*Prompt*. Skip all pictures. Write out the data below from its first line through the line that contains "return 1 - (y - OFF) / H".

*Data segment*.
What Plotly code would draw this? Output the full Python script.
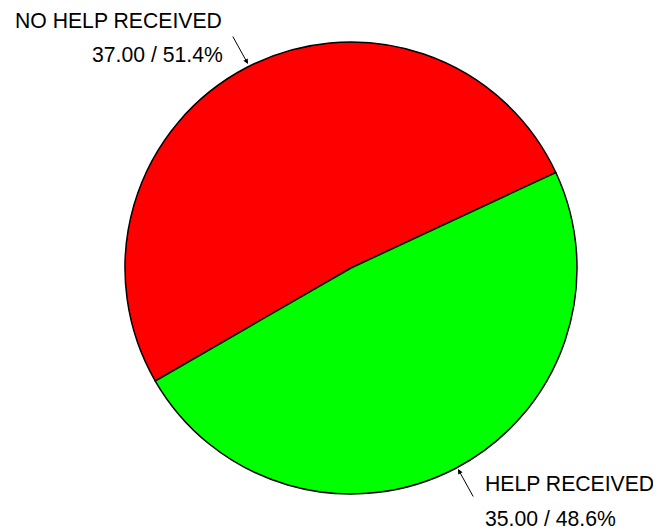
import plotly.graph_objects as go

labels = ["NO HELP RECEIVED", "HELP RECEIVED"]
values = [37.00, 35.00]
colors = ["#FF0000", "#00FF00"]

# page has an 8px body margin; size figure to fit the window
OFF = 8
W, H = 661 - OFF, 531 - OFF
total = sum(values)
pcts = [v / total * 100 for v in values]


def px(x):
    return (x - OFF) / W


def py(y):
    return 1 - (y - OFF) / H


fig = go.Figure()
fig.add_trace(go.Pie(
    labels=labels, values=values, sort=False, direction="clockwise",
    rotation=-120, textinfo="none", hoverinfo="label+value+percent",
    marker=dict(colors=colors, line=dict(color="black", width=1.5)),
    domain=dict(x=[px(125), px(577)], y=[py(494), py(42)]),
    showlegend=False,
))

font = dict(family="Liberation Sans, Arial, sans-serif", size=21.2, color="black")
ann = []
# NO HELP RECEIVED
ann.append(dict(x=px(224), y=py(20), xref="paper", yref="paper", text=labels[0],
                showarrow=False, xanchor="right", yanchor="middle", font=font))
ann.append(dict(x=px(225), y=py(55), xref="paper", yref="paper",
                text=f"{values[0]:.2f} / {pcts[0]:.1f}%",
                showarrow=False, xanchor="right", yanchor="middle", font=font))
ann.append(dict(x=px(248), y=py(64), xref="paper", yref="paper", text="",
                showarrow=True, ax=-16, ay=-29, arrowhead=2, arrowsize=1,
                arrowwidth=1, arrowcolor="black"))
# HELP RECEIVED
ann.append(dict(x=px(483), y=py(483), xref="paper", yref="paper", text=labels[1],
                showarrow=False, xanchor="left", yanchor="middle", font=font))
ann.append(dict(x=px(483), y=py(518), xref="paper", yref="paper",
                text=f"{values[1]:.2f} / {pcts[1]:.1f}%",
                showarrow=False, xanchor="left", yanchor="middle", font=font))
ann.append(dict(x=px(458), y=py(469), xref="paper", yref="paper", text="",
                showarrow=True, ax=16, ay=29, arrowhead=2, arrowsize=1,
                arrowwidth=1, arrowcolor="black"))

fig.update_layout(width=W, height=H, margin=dict(l=0, r=0, t=0, b=0),
                  paper_bgcolor="white", plot_bgcolor="white", annotations=ann)
fig.write_html("out.html")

*Result for this exercise*.
What Plotly code would draw this? Output the full Python script.
import plotly.graph_objects as go

labels = ["NO HELP RECEIVED", "HELP RECEIVED"]
values = [37.00, 35.00]
colors = ["#FF0000", "#00FF00"]

# page has an 8px body margin; size figure to fit the window
OFF = 8
W, H = 661 - OFF, 531 - OFF
total = sum(values)
pcts = [v / total * 100 for v in values]


def px(x):
    return (x - OFF) / W


def py(y):
    return 1 - (y - OFF) / H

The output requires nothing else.